Update: Corresponding PASM2 & SPIN2 changes are done. Just need to re-validate and fix anything I broke or missed with this.
Basically yes. I've sort of agonized a bit with this but once released I don't really want something to change later that alters the underlying mailbox formats that would then affect calling client software, so this is why I should probably change it now, if it is going to change at all. Same goes for my video driver. I'm just readying these drivers before release so they hopefully won't need to change further in ways that might significantly affect their callers. It's still going to be a beta though for the HyperRAM driver, but I think it should be pretty solid one with no known bugs with any luck.
In the past I've talked about the idea of having different HyperRAM driver variants. If that idea pans out I'd like to keep the existing three long mailbox request structure the same across these as much as possible so I can reuse my existing code where I can.
Ideally we could have all three of these variants below available in the end, though only the first driver version will be released initially. I'd expect the third one to be highly useful too which should probably be the next one developed. The second one is mostly just a cut down version of the first driver with just a little less latency overhead so may not be compelling enough to work on right away. Or there might be a way to combine the second and third if the separated flash & RAM code paths can all fit in the space available and there are only ever one of each of these device types on the bus as the breakout module has. I'm going to think about that idea later, it might help to reduce the work further which would be good.
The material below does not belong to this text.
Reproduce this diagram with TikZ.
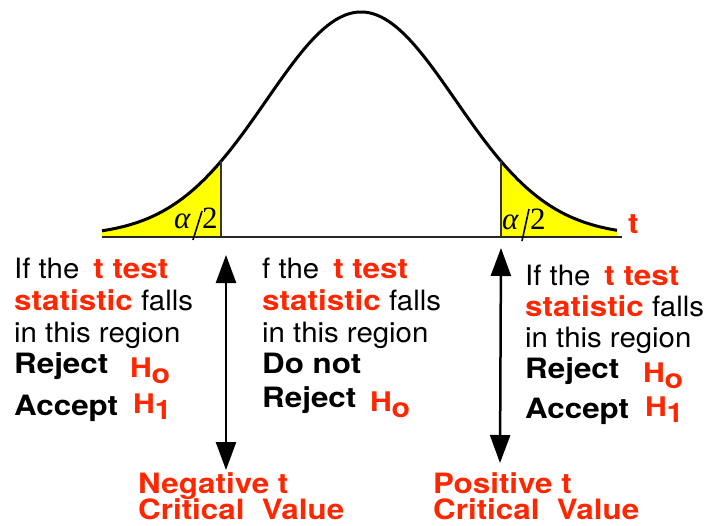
\documentclass[tikz,border=0pt]{standalone}
\usepackage{fontspec}
\setmainfont{TeX Gyre Heros}[FakeStretch=1.05, BoldFeatures={FakeStretch=1.12}]
\newfontfamily\serifal{Liberation Serif}
\usetikzlibrary{arrows.meta}
\definecolor{tred}{RGB}{255,38,0}
\definecolor{tyel}{RGB}{255,255,0}
\newcommand{\rb}[1]{{\color{tred}\bfseries #1}}
\tikzset{
  txt/.style={anchor=base west, inner sep=0pt, font=\fontsize{28}{32}\selectfont},
  btxt/.style={txt, font=\fontsize{28}{32}\selectfont\bfseries},
  hsym/.style={anchor=base west, inner sep=0pt, text=tred, font=\fontsize{27}{28}\selectfont\bfseries},
  crit/.style={anchor=base west, inner sep=0pt, text=tred, font=\fontsize{28}{32}\selectfont\bfseries},
  alab/.style={anchor=base west, inner sep=0pt, font=\fontsize{31}{32}\selectfont\serifal},
  dbl/.style={{Triangle[width=20pt,length=28pt]}-{Triangle[width=20pt,length=28pt]}, line width=2.5pt},
  curve/.style={line width=3pt, line join=round},
}
\newcommand{\Hsub}[1]{H\kern-0.5pt\raisebox{-6pt}{#1}}
\begin{document}
\begin{tikzpicture}[x=1pt,y=-1pt]
\useasboundingbox (0,0) rectangle (714,525);
% yellow tails
\fill[tyel] (102,237) -- plot[domain=102:221,samples=60] (\x,{236-224*exp(-0.5*((\x-361)/94.5)^2)}) -- (221,237) -- cycle;
\fill[tyel] (501,237) -- plot[domain=501:617,samples=60] (\x,{236-224*exp(-0.5*((\x-361)/94.5)^2)}) -- (617,237) -- cycle;
% curve
\draw[curve] plot[domain=102:617,samples=200] (\x,{236-224*exp(-0.5*((\x-361)/94.5)^2)});
% axis
\coordinate (axL) at (102,237);
\coordinate (axR) at (622,237);
\draw[line width=2pt, black!85] (axL) -- (axR);
% critical lines
\coordinate (cl0) at (221,237);
\coordinate (cl1) at (221,{236-224*exp(-0.5*((221-361)/94.5)^2)});
\coordinate (cr0) at (501,237);
\coordinate (cr1) at (501,{236-224*exp(-0.5*((501-361)/94.5)^2)});
\draw[line width=1.8pt, black!80] (cl0) -- (cl1);
\draw[line width=1.8pt, black!80] (cr0) -- (cr1);
% alpha/2 labels
\node[alab] (la) at (174,228) {\itshape α};
\node[alab] (l2) at (202,228) {2};
\coordinate (ls0) at (193,240);
\coordinate (ls1) at (202,211);
\draw[line width=1.6pt] (ls0) -- (ls1);
\node[alab] (ra) at (502,229) {\itshape α};
\node[alab] (r2) at (530,229) {2};
\coordinate (rs0) at (522,241);
\coordinate (rs1) at (529,209);
\draw[line width=1.6pt] (rs0) -- (rs1);
\node[crit] (tax) at (628,233) {t};
% left block
\node[txt] (L1) at (14,278) {If the\hspace{14pt}\rb{t test}};
\node[txt] (L2) at (14,310) {\rb{statistic} falls};
\node[txt] (L3) at (14,342) {in this region};
\node[btxt] (L4) at (14,373) {Reject};
\node[hsym] (L4h) at (130,377) {\Hsub{o}};
\node[btxt] (L5) at (14,415) {Accept};
\node[hsym] (L5h) at (133,413) {\Hsub{1}};
% middle block
\node[txt] (M1) at (262,278) {f the\hspace{14pt}\rb{t test}};
\node[txt] (M2) at (262,310) {\rb{statistic} falls};
\node[txt] (M3) at (262,342) {in this region};
\node[btxt] (M4) at (262,373) {Do not};
\node[btxt] (M5) at (262,407) {Reject};
\node[hsym] (M5h) at (370,411) {\Hsub{o}};
% right block
\node[txt] (R1) at (525,285) {If the\hspace{14pt}\rb{t test}};
\node[txt] (R2) at (525,316) {\rb{statistic} falls};
\node[txt] (R3) at (525,347) {in this region};
\node[btxt] (R4) at (525,378) {Reject};
\node[hsym] (R4h) at (643,382) {\Hsub{o}};
\node[btxt] (R5) at (525,418) {Accept};
\node[hsym] (R5h) at (645,416) {\Hsub{1}};
% arrows
\coordinate (aLt) at (226,255);
\coordinate (aLb) at (226,470);
\coordinate (aRt) at (501,248);
\coordinate (aRb) at (500,463);
\draw[dbl] (aLb) -- (aLt);
\draw[dbl] (aRb) -- (aRt);
% critical value labels
\node[crit] (N1) at (138,493) {Negative t};
\node[crit] (N2) at (138,519) {Critical\ \ Value};
\node[crit] (P1) at (433,493) {Positive t};
\node[crit] (P2) at (433,519) {Critical\ \ Value};
\end{tikzpicture}
\end{document}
* Multiple Cog clients, multiple banks, multi-instance (current driver)
- fully featured, supports Flash and RAM device
- should be ideal for video/audio/general use
- includes some graphics acceleration capabilities
- 24 mailbox longs to support 8 COGs, with control channel sent over the driver's mailbox
* Single Cog client, multiple banks, multi-instance
- can still support having flash & RAM devices on same bus such as P2-EVAL HyperRAM module
- no contention with other COGs, so lower latency
- good for single COG non-video uses to extend memory
- 3 long single mailbox only
- control could share same mailbox with top bit indicating control/data (TBD)
- may use COGATN to signal new request instead of polling, driver uses WAITATN
* Single Cog client, single bank, multi-instance
- fastest variant, good for VMs / emulators etc
- some features probably stripped out for speed, eg. maybe no tests for lists/gfx fills etc
- more static parameters in the code instead of being dynamically looked up, e.g. pins, burst size, latency etc
- optionally directly coupled to client via shared LUTRAM path for data transfer speed
- may use COGATN to signal new request instead of polling, driver uses WAITATN or WAITSE#
If ATN & shared LUT is used, the request/response can be rapidly transferred between COGs with minimal latency so that is a good model to have for speed.
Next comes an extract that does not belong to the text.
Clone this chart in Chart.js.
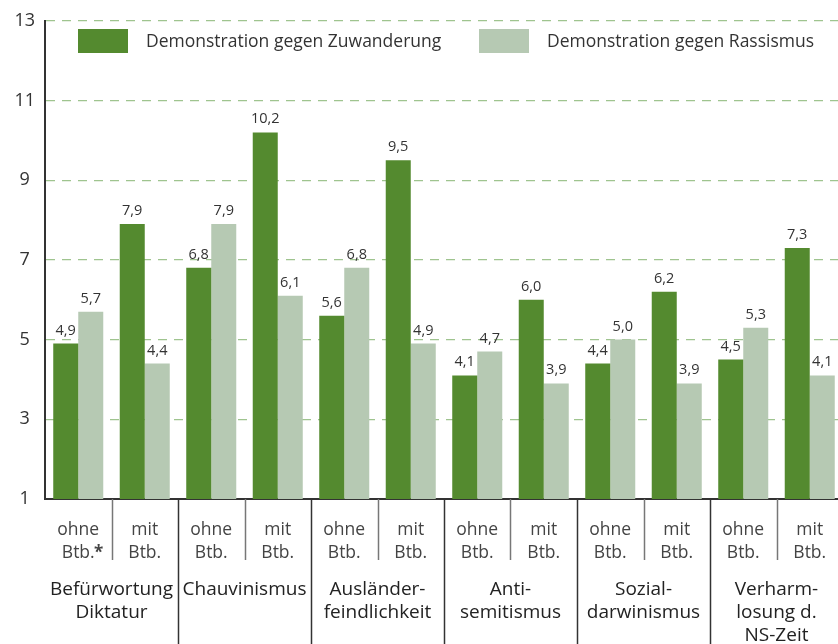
<!DOCTYPE html>
<html lang="de">
<head>
    <meta charset="UTF-8">
    <title>Demonstration gegen Zuwanderung / Rassismus</title>
    <script src="https://cdn.jsdelivr.net/npm/chart.js@4"></script>
    <style>
        html, body {
            margin: 0;
            padding: 0;
            background: #fff;
            overflow: hidden;
        }
        .chart-box {
            width: 843px;
            height: 644px;
        }
    </style>
</head>
<body>
    <div class="chart-box">
        <canvas id="demoChart" width="843" height="644"></canvas>
    </div>

    <script>
        // data
        const subLabels = ['ohne', 'mit', 'ohne', 'mit', 'ohne', 'mit', 'ohne', 'mit', 'ohne', 'mit', 'ohne', 'mit'];
        const groupLabels = [
            ['Befürwortung', 'Diktatur'],
            ['Chauvinismus'],
            ['Ausländer-', 'feindlichkeit'],
            ['Anti-', 'semitismus'],
            ['Sozial-', 'darwinismus'],
            ['Verharm-', 'losung d.', 'NS-Zeit']
        ];
        const seriesNames = ['Demonstration gegen Zuwanderung', 'Demonstration gegen Rassismus'];
        const zuwanderung = [4.9, 7.9, 6.8, 10.2, 5.6, 9.5, 4.1, 6.0, 4.4, 6.2, 4.5, 7.3];
        const rassismus = [5.7, 4.4, 7.9, 6.1, 6.8, 4.9, 4.7, 3.9, 5.0, 3.9, 5.3, 4.1];
        const yTicks = [1, 3, 5, 7, 9, 11, 13];

        const darkGreen = '#548a2f';
        const lightGreen = '#b6c9b3';
        const fontFamily = '"Open Sans", "Noto Sans", sans-serif';

        // value labels above each bar
        const valueLabels = {
            id: 'valueLabels',
            afterDatasetsDraw(chart) {
                const ctx = chart.ctx;
                ctx.save();
                ctx.font = '14.5px ' + fontFamily;
                ctx.fillStyle = '#333';
                ctx.textAlign = 'center';
                ctx.textBaseline = 'alphabetic';
                chart.data.datasets.forEach((ds, di) => {
                    chart.getDatasetMeta(di).data.forEach((bar, i) => {
                        const txt = ds.data[i].toFixed(1).replace('.', ',');
                        ctx.fillText(txt, bar.x, bar.y - 9);
                    });
                });
                ctx.restore();
            }
        };

        // legend inside the plot
        const innerLegend = {
            id: 'innerLegend',
            afterDraw(chart) {
                const ctx = chart.ctx;
                ctx.save();
                ctx.font = '17.5px ' + fontFamily;
                ctx.textBaseline = 'middle';
                ctx.textAlign = 'left';
                const items = [
                    { x: 78, color: darkGreen, text: seriesNames[0] },
                    { x: 479, color: lightGreen, text: seriesNames[1] }
                ];
                items.forEach(it => {
                    ctx.fillStyle = it.color;
                    ctx.fillRect(it.x, 29, 50, 24);
                    ctx.fillStyle = '#333';
                    ctx.fillText(it.text, it.x + 68, 42);
                });
                ctx.restore();
            }
        };

        // two-level category axis with separators
        const groupAxis = {
            id: 'groupAxis',
            afterDraw(chart) {
                const ctx = chart.ctx;
                const xs = chart.scales.x;
                const area = chart.chartArea;
                const step = xs.getPixelForValue(1) - xs.getPixelForValue(0);
                ctx.save();
                ctx.textAlign = 'center';
                ctx.textBaseline = 'middle';

                subLabels.forEach((lab, i) => {
                    const cx = xs.getPixelForValue(i);
                    ctx.font = '17.5px ' + fontFamily;
                    ctx.fillStyle = '#444';
                    ctx.fillText(lab, cx, 530);
                    ctx.fillText('Btb.', cx, 553);
                    if (i === 0) {
                        const w = ctx.measureText('Btb.').width;
                        ctx.font = 'bold 17px ' + fontFamily;
                        ctx.fillText('*', cx + w / 2 + 4, 553);
                    }
                    const edge = Math.round(cx + step / 2) + 0.5;
                    if (i % 2 === 0) {
                        ctx.strokeStyle = '#777';
                        ctx.lineWidth = 1.5;
                        ctx.beginPath();
                        ctx.moveTo(edge, area.bottom);
                        ctx.lineTo(edge, 560);
                        ctx.stroke();
                    } else if (i < subLabels.length - 1) {
                        ctx.strokeStyle = '#333';
                        ctx.lineWidth = 1.5;
                        ctx.beginPath();
                        ctx.moveTo(edge, area.bottom);
                        ctx.lineTo(edge, 644);
                        ctx.stroke();
                    }
                });

                ctx.font = '19px ' + fontFamily;
                ctx.fillStyle = '#222';
                groupLabels.forEach((lines, g) => {
                    const cx = (xs.getPixelForValue(g * 2) + xs.getPixelForValue(g * 2 + 1)) / 2;
                    lines.forEach((line, k) => {
                        ctx.fillText(line, cx, 590 + k * 23);
                    });
                });
                ctx.restore();
            }
        };

        const ctx = document.getElementById('demoChart').getContext('2d');
        const demoChart = new Chart(ctx, {
            type: 'bar',
            data: {
                labels: subLabels,
                datasets: [
                    {
                        label: seriesNames[0],
                        data: zuwanderung,
                        backgroundColor: darkGreen,
                        categoryPercentage: 0.752,
                        barPercentage: 1
                    },
                    {
                        label: seriesNames[1],
                        data: rassismus,
                        backgroundColor: lightGreen,
                        categoryPercentage: 0.752,
                        barPercentage: 1
                    }
                ]
            },
            options: {
                responsive: false,
                animation: false,
                layout: {
                    padding: { top: 10, right: 0, bottom: 145, left: 0 }
                },
                plugins: {
                    legend: { display: false },
                    tooltip: { enabled: false }
                },
                scales: {
                    x: {
                        ticks: { display: false },
                        grid: { display: false },
                        border: { display: true, color: '#333', width: 2 },
                        afterFit(scale) {
                            scale.height = 0;
                        }
                    },
                    y: {
                        min: 1,
                        max: 13,
                        afterBuildTicks(scale) {
                            scale.ticks = yTicks.map(v => ({ value: v }));
                        },
                        afterFit(scale) {
                            scale.width = 45;
                        },
                        ticks: {
                            color: '#333',
                            font: { size: 18, family: fontFamily },
                            crossAlign: 'center',
                            padding: 10
                        },
                        grid: {
                            color: ctx => ctx.tick && ctx.tick.value === 1 ? 'rgba(0,0,0,0)' : '#9fc48f',
                            lineWidth: 1.2,
                            drawTicks: false
                        },
                        border: { display: true, color: '#333', width: 2, dash: [9, 7], dashOffset: 0 }
                    }
                }
            },
            plugins: [valueLabels, innerLegend, groupAxis]
        });
    </script>
</body>
</html>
Also I wonder, does anyone know when LUT RAM is shared between COGs can you still execute code from it at full speed or do you lose anything there? The documentation indicates that the DDS/LUT streaming modes are impacted, but that should be okay as HyperRAM does not use that. Whose LUTRAM is actually being accessed when it is shared? Does the code setup in one COG's LUTRAM vanish when pairing is first enabled for example, or is it such that writes from one get sent through to the other to the same LUTRAM address? This would be great if the latter was true so only a shared mailbox area is written to both LUTRAMs and code space is not lost from either COG side. I've not played with LUT sharing so I don't really know too much about it yet.
Evan tested LUT sharing and detected a glitch that Chip has since fixed. Apart from the streamer, I think your best-case scenario applies. SETLUTS #1 allows writes from the other cog, which could be done on one or both cogs.